TASK DESCRIPTION: The lines from the beginning of the records below through the one holding "from matplotlib.ticker import" are to be copied exactly; leave the pictures out.

Charts and diagrams as code
========
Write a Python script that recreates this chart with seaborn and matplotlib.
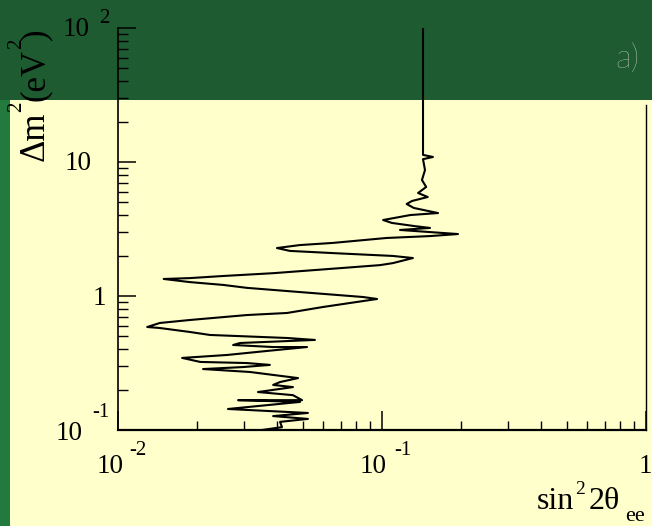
import numpy as np
import pandas as pd
import matplotlib
matplotlib.use("Agg")
import matplotlib.pyplot as plt
import seaborn as sns
from matplotlib.patches import Rectangle
from matplotlib.ticker import LogLocator, NullFormatter

# Exclusion contour traced from high to low delta-m^2
dm2 = [100, 11.3, 10.9, 10.5, 8.71, 7.34, 6.51, 5.87, 5.48, 5.12, 4.86, 4.54,
       4.16, 4.02, 3.69, 3.51, 3.33, 3.22, 3.11, 2.90, 2.80, 2.71, 2.49, 2.40,
       2.28, 2.17, 2.09, 1.99, 1.92, 1.76, 1.70, 1.62, 1.48, 1.41, 1.36, 1.34,
       1.27, 1.21, 1.15, 1.07, 0.983, 0.950, 0.887, 0.828, 0.747, 0.721, 0.662,
       0.629, 0.587, 0.577, 0.539, 0.512, 0.486, 0.470, 0.446, 0.431, 0.416,
       0.416, 0.389, 0.363, 0.345, 0.322, 0.316, 0.306, 0.295, 0.285, 0.271,
       0.244, 0.228, 0.217, 0.209, 0.192, 0.182, 0.167, 0.167, 0.162, 0.1435,
       0.134, 0.127, 0.121, 0.115, 0.105, 0.100]
sin2 = [0.143, 0.143, 0.156, 0.143, 0.1455, 0.1417, 0.147, 0.137, 0.149, 0.130,
        0.124, 0.132, 0.163, 0.128, 0.101, 0.109, 0.132, 0.152, 0.117, 0.194,
        0.152, 0.104, 0.0652, 0.0489, 0.0400, 0.0448, 0.0652, 0.110, 0.131,
        0.110, 0.0983, 0.0712, 0.0387, 0.0250, 0.0187, 0.0149, 0.0187, 0.0250,
        0.0308, 0.0489, 0.0847, 0.0958, 0.0757, 0.0598, 0.0437, 0.0308, 0.0187,
        0.0144, 0.0129, 0.0144, 0.0187, 0.0223, 0.0437, 0.0557, 0.0290, 0.0273,
        0.0387, 0.0520, 0.0367, 0.0259, 0.0175, 0.0205, 0.0308, 0.0376, 0.0298,
        0.0210, 0.0316, 0.0481, 0.0411, 0.0387, 0.0460, 0.0339, 0.0460, 0.0498,
        0.0285, 0.0489, 0.0261, 0.0524, 0.0387, 0.0524, 0.0411, 0.0418, 0.0351]

# tick labels: (value, mantissa, exponent)
y_tick_labels = [(100, "10", "2"), (10, "10", ""), (1, "1", ""), (0.1, "10", "-1")]
x_tick_labels = [(0.01, "10", "-2"), (0.1, "10", "-1"), (1, "1", "")]

YELLOW = "#ffffcc"
GREEN_TOP = "#1e5b30"
GREEN_SIDE = "#237a3f"

sns.set_theme(style="white")
plt.rcParams["font.family"] = ["Liberation Serif", "DejaVu Serif"]

W, H, DPI = 652, 526, 100
PT = 72.0 / DPI  # points per pixel

fig = plt.figure(figsize=(W / DPI, H / DPI), dpi=DPI, facecolor=YELLOW)
fig.patches.append(Rectangle((0, 1 - 100 / H), 1, 100 / H, transform=fig.transFigure,
                             facecolor=GREEN_TOP, edgecolor="none", zorder=-10))
fig.patches.append(Rectangle((0, 0), 10 / W, 1 - 100 / H, transform=fig.transFigure,
                             facecolor=GREEN_SIDE, edgecolor="none", zorder=-10))

ax = fig.add_axes([118 / W, (H - 430) / H, (646 - 118) / W, (430 - 28) / H])
ax.set_facecolor("none")

df = pd.DataFrame({"sin2": sin2, "dm2": dm2})
sns.lineplot(data=df, x="sin2", y="dm2", sort=False, estimator=None,
             color="black", linewidth=1.5, ax=ax)

ax.set_xscale("log")
ax.set_yscale("log")
ax.set_xlim(0.01, 1)
ax.set_ylim(0.1, 100)
ax.set_xlabel("")
ax.set_ylabel("")

for axis in (ax.xaxis, ax.yaxis):
    axis.set_major_locator(LogLocator(base=10, numticks=10))
    axis.set_minor_locator(LogLocator(base=10, subs=np.arange(2, 10), numticks=40))
    axis.set_major_formatter(NullFormatter())
    axis.set_minor_formatter(NullFormatter())

ax.tick_params(axis="y", which="major", direction="in", length=13, width=1.1,
               left=True, right=False, color="black")
ax.tick_params(axis="y", which="minor", direction="in", length=7, width=1.0,
               left=True, right=False, color="black")
ax.tick_params(axis="x", which="major", direction="in", length=13.7, width=1.1,
               bottom=True, top=False, color="black")
ax.tick_params(axis="x", which="minor", direction="in", length=6.5, width=1.0,
               bottom=True, top=False, color="black")

ax.spines["top"].set_visible(False)
for side in ("left", "bottom", "right"):
    ax.spines[side].set_color("black")
ax.spines["left"].set_linewidth(1.2)
ax.spines["bottom"].set_linewidth(1.6)
ax.spines["right"].set_linewidth(1.0)
ax.spines["right"].set_bounds(0.1, 26.6)


def put(text, xy, coords, dx, dy, size, ha="left"):
    ax.annotate(text, xy=xy, xycoords=coords, xytext=(dx * PT, dy * PT),
                textcoords="offset points", fontsize=size, ha=ha, va="baseline",
                color="black", annotation_clip=False)


MAIN, SUP = 19.5, 15
# y tick labels: (dx of mantissa right edge, dy of baseline, exponent dx, exponent dy)
y_offsets = {100: (-28, -8, -19, 5), 10: (-26, -8, 0, 0), 1: (-12, -9, 0, 0),
             0.1: (-35, -10, -26, 13)}
for val, mant, expo in y_tick_labels:
    mdx, mdy, edx, edy = y_offsets[val]
    put(mant, (0, val), ("axes fraction", "data"), mdx, mdy, MAIN, ha="right")
    if expo:
        put(expo, (0, val), ("axes fraction", "data"), edx, edy, SUP)

x_offsets = {0.01: (-21, -43, 11, -25), 0.1: (-22, -43, 12, -25), 1: (-7, -43, 0, 0)}
for val, mant, expo in x_tick_labels:
    mdx, mdy, edx, edy = x_offsets[val]
    put(mant, (val, 0), ("data", "axes fraction"), mdx, mdy, MAIN)
    if expo:
        put(expo, (val, 0), ("data", "axes fraction"), edx, edy, SUP)


def ftext(x, y, s, size, **kw):
    fig.text(x / W, 1 - y / H, s, fontsize=size, color="black", **kw)


# x-axis title: sin^2 2theta_ee
ftext(537, 509, "sin", 23, ha="left", va="baseline")
ftext(575, 494, "2", 14, ha="left", va="baseline")
ftext(589, 509, "2θ", 23, ha="left", va="baseline")
ftext(625, 521, "ee", 16, ha="left", va="baseline")

# y-axis title: Delta m^2 (eV^2), reading upward
rot = dict(rotation=90, rotation_mode="anchor", ha="left", va="baseline")
ftext(44, 161, "Δm", 25, **rot)
ftext(21, 112, "2", 15, **rot)
ftext(44, 101, "(eV", 25, **rot)
ftext(21, 49, "2", 15, **rot)
ftext(44, 40, ")", 25, **rot)

# panel tag
fig.text(639 / W, 1 - 68 / H, "a)", fontsize=24, family="Lato", fontweight="light",
         ha="right", va="baseline", color="#e6e6e6")

fig.savefig("out.png", dpi=DPI, facecolor=YELLOW)
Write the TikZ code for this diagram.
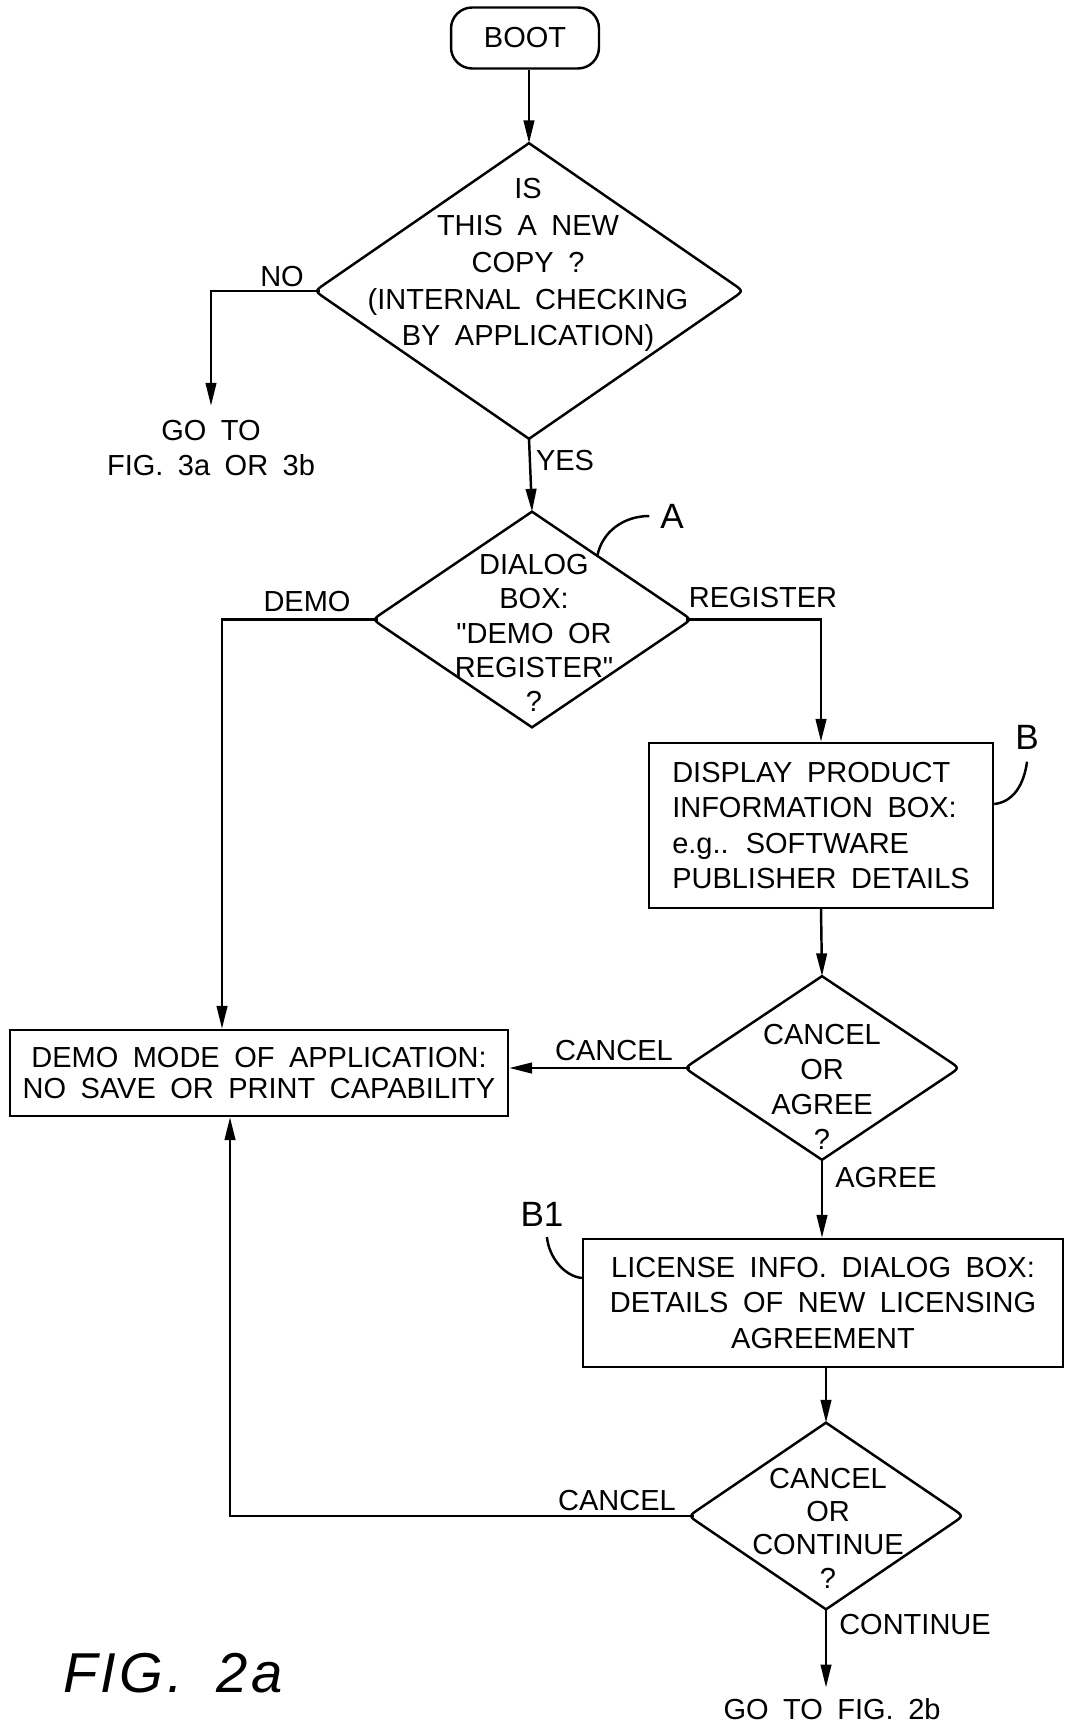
\documentclass[tikz,border=0pt]{standalone}
\usepackage{fontspec}
\setmainfont{Liberation Sans}[WordSpace=1.8, Ligatures=TeXOff]
\usetikzlibrary{shapes.geometric,arrows.meta,calc}

\tikzset{
  wire/.style={line width=1.4pt},
  flow/.style={line width=1.4pt, -{Triangle[length=13pt,width=6pt]}},
  say/.style={font=\fontsize{16.5}{20}\selectfont, inner sep=0pt, align=center},
  tag/.style={font=\fontsize{20}{24}\selectfont, inner sep=0pt},
  process/.style={draw, line width=1.4pt, font=\fontsize{16.5}{20}\selectfont, inner sep=0pt},
  decision/.style={diamond, inner sep=0pt},
}

% diamond outline, sharp at top and bottom, rounded at the sides
\newcommand{\decisionedge}[1]{%
  \draw[wire] (#1.north) -- ($(#1.east)!7pt!(#1.north)$) .. controls (#1.east) .. ($(#1.east)!7pt!(#1.south)$)
    -- (#1.south) -- ($(#1.west)!7pt!(#1.south)$) .. controls (#1.west) .. ($(#1.west)!7pt!(#1.north)$) -- cycle;}

\begin{document}
\begin{tikzpicture}[x=0.02cm, y=-0.02cm]
  \useasboundingbox (0,0) rectangle (1065,1726);

  % boxes
  \node[process, rounded corners=12pt, minimum width=2.96cm, minimum height=1.22cm] (boot) at (525,38) {BOOT};

  \node[decision, minimum width=8.56cm, minimum height=5.9cm] (newcopy) at (529,291) {};
  \decisionedge{newcopy}
  \node[say, font=\fontsize{16.5}{21}\selectfont] (newcopytext) at (528,265)
    {IS\\THIS A NEW\\COPY ?\\(INTERNAL CHECKING\\BY APPLICATION)};

  \node[say, inner sep=8pt] (gotothree) at (211,448) {GO TO\\FIG. 3a OR 3b};

  \node[decision, minimum width=6.36cm, minimum height=4.3cm] (dialog) at (532,619.5) {};
  \decisionedge{dialog}
  \node[say, font=\fontsize{16.5}{19.5}\selectfont] (dialogtext) at (534,633)
    {DIALOG\\BOX:\\"DEMO OR\\REGISTER"\\?};

  \node[process, align=left, minimum width=6.88cm, minimum height=3.3cm] (product) at (821,825.5)
    {DISPLAY PRODUCT\\INFORMATION BOX:\\e.g.. SOFTWARE\\PUBLISHER DETAILS};

  \node[decision, minimum width=5.48cm, minimum height=3.66cm] (agree) at (822,1068) {};
  \decisionedge{agree}
  \node[say] (agreetext) at (822,1087) {CANCEL\\OR\\AGREE\\?};

  \node[process, align=center, minimum width=9.96cm, minimum height=1.72cm,
        font=\fontsize{16.5}{17.6}\selectfont] (demo) at (259,1073)
    {DEMO MODE OF APPLICATION:\\NO SAVE OR PRINT CAPABILITY};

  \node[process, align=center, minimum width=9.6cm, minimum height=2.56cm] (license) at (823,1303)
    {LICENSE INFO. DIALOG BOX:\\DETAILS OF NEW LICENSING\\AGREEMENT};

  \node[decision, minimum width=5.48cm, minimum height=3.72cm] (continue) at (826,1516) {};
  \decisionedge{continue}
  \node[say, font=\fontsize{16.5}{19}\selectfont] (continuetext) at (828,1528) {CANCEL\\OR\\CONTINUE\\?};

  \node[say, inner sep=6pt] (gototwob) at (832,1709) {GO TO FIG. 2b};

  % branch labels
  \node[say] (nolbl) at (282,277) {NO};
  \node[say] (yeslbl) at (565,461) {YES};
  \node[say] (demolbl) at (307,602) {DEMO};
  \node[say] (reglbl) at (763,598) {REGISTER};
  \node[say] (cancelone) at (614,1051) {CANCEL};
  \node[say] (agreelbl) at (886,1178) {AGREE};
  \node[say] (canceltwo) at (617,1501) {CANCEL};
  \node[say] (contlbl) at (915,1625) {CONTINUE};

  % reference letters
  \node[tag] (taga) at (672,516) {A};
  \node[tag] (tagb) at (1027,737) {B};
  \node[tag] (tagbone) at (542,1214) {B1};
  \draw[wire] ($(dialog.north)!0.41!(dialog.east)$) .. controls +(0.1cm,0.5cm) and +(-0.5cm,0cm) .. ([xshift=-6pt]taga.west);
  \draw[wire] ([yshift=0.43cm]product.east) .. controls +(0.38cm,0.04cm) and +(-0.06cm,-0.46cm) .. ([yshift=-7pt]tagb.south);
  \draw[wire] ([yshift=0.5cm]license.west) .. controls +(-0.36cm,0.04cm) and +(0.04cm,-0.4cm) .. ([xshift=2.8pt,yshift=-6pt]tagbone.south);

  % connectors
  \draw[flow] (boot.south -| newcopy.north) -- (newcopy.north);
  \draw[flow] ([xshift=2.9pt]newcopy.west) -| (gotothree.north);
  \draw[flow] (newcopy.south) -- (dialog.north);
  \draw[flow] ([xshift=2.9pt]dialog.west) -| ([xshift=-0.74cm]demo.north);
  \draw[flow] ([xshift=-2.9pt]dialog.east) -| (product.north);
  \draw[flow] (product.south) -- (agree.north);
  \draw[flow] ([xshift=2.9pt]agree.west) -- (agree.west -| demo.east);
  \draw[flow] (agree.south) -- (agree.south |- license.north);
  \draw[flow] (continue.north |- license.south) -- (continue.north);
  \draw[flow] ([xshift=2.9pt]continue.west) -| ([xshift=-0.58cm]demo.south);
  \draw[flow] (continue.south) -- (continue.south |- gototwob.north);

  \node[font=\fontsize{32}{36}\selectfont\itshape\addfontfeatures{LetterSpace=6}, inner sep=0pt] (fig) at (173,1673) {FIG. 2a};
\end{tikzpicture}
\end{document}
========
COMPLETE RESPONSE:
Write a Python script that recreates this chart with seaborn and matplotlib.
import numpy as np
import pandas as pd
import matplotlib
matplotlib.use("Agg")
import matplotlib.pyplot as plt
import seaborn as sns
from matplotlib.patches import Rectangle
from matplotlib.ticker import LogLocator, NullFormatter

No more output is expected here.